Formula and minimum value

[dcowboys107]

The graph of a quadratic function f(x) has its vertex at (5,-6) and passes through the point (2,-51). Find a formula for f(x)

 

I got 15(x-5)^2 - 6 Why is this wrong?

 

Find the minimum value of the function

 

(5x-2)(2x+2). I got -49/20 after multiplying out the equation to get

5x^2+3x-2 (simplified). I did -3/10 and put it back into the equation and got it wrong. . .

 

Any ideas?

[Bignose]

The graph of a quadratic function f(x) has its vertex at (5,-6) and passes through the point (2,-51).

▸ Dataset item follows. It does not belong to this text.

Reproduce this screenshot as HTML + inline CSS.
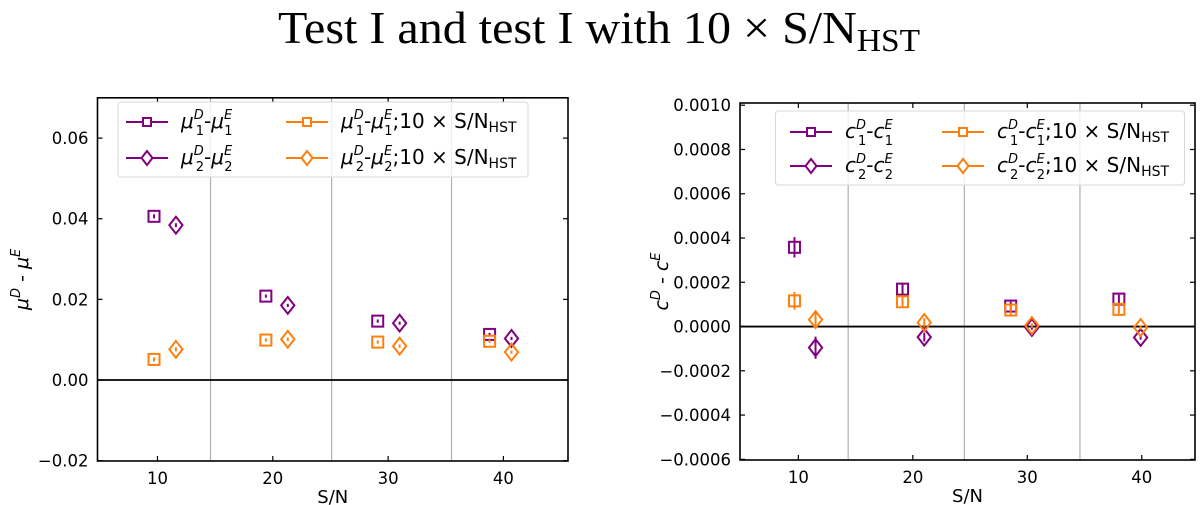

Find a formula for f(x)

 

I got 15(x-5)^2 - 6 Why is this wrong?

 

 

it is wrong because if you put 2 into the expression for x, it evaluates to 129, not -51. So, it clearly doesn't answer the question.

 

Find the minimum value of the function

 

(5x-2)(2x+2). I got -49/20 after multiplying out the equation to get

5x^2+3x-2 (simplified). I did -3/10 and put it back into the equation and got it wrong. . .

 

Any ideas?

 

What do you mean by "I did -3/10"? You mean you inserted the value of -3/10 for x? Why did you use that number?

 

Also, (5x-2)(2x+2) isn't equal to 5x^2+3x-2. Also also, it isn't an "equation" because there isn't an equals sign. You have an "expression" or maybe a "function".

[dcowboys107]

I got -3/10 by using -b/2a. I put it into the expression and got said number.

 

How do you find the what the value is then?

[Bignose]

Maximums and minimums of f(x)=0 are found by taking the derivative of f(x) and setting it equal to zero and solving for the value(s) of x that solve f'(x)=0.

 

If [math]f(x)=ax^2 + bx +c[/math] then [math]f'(x)=2ax+b[/math] which when you set equal to zero you will get that -b/2a. Your error stems from that fact that [math](5x-2)(2x+2) \ne 5x^2+3x-2[/math].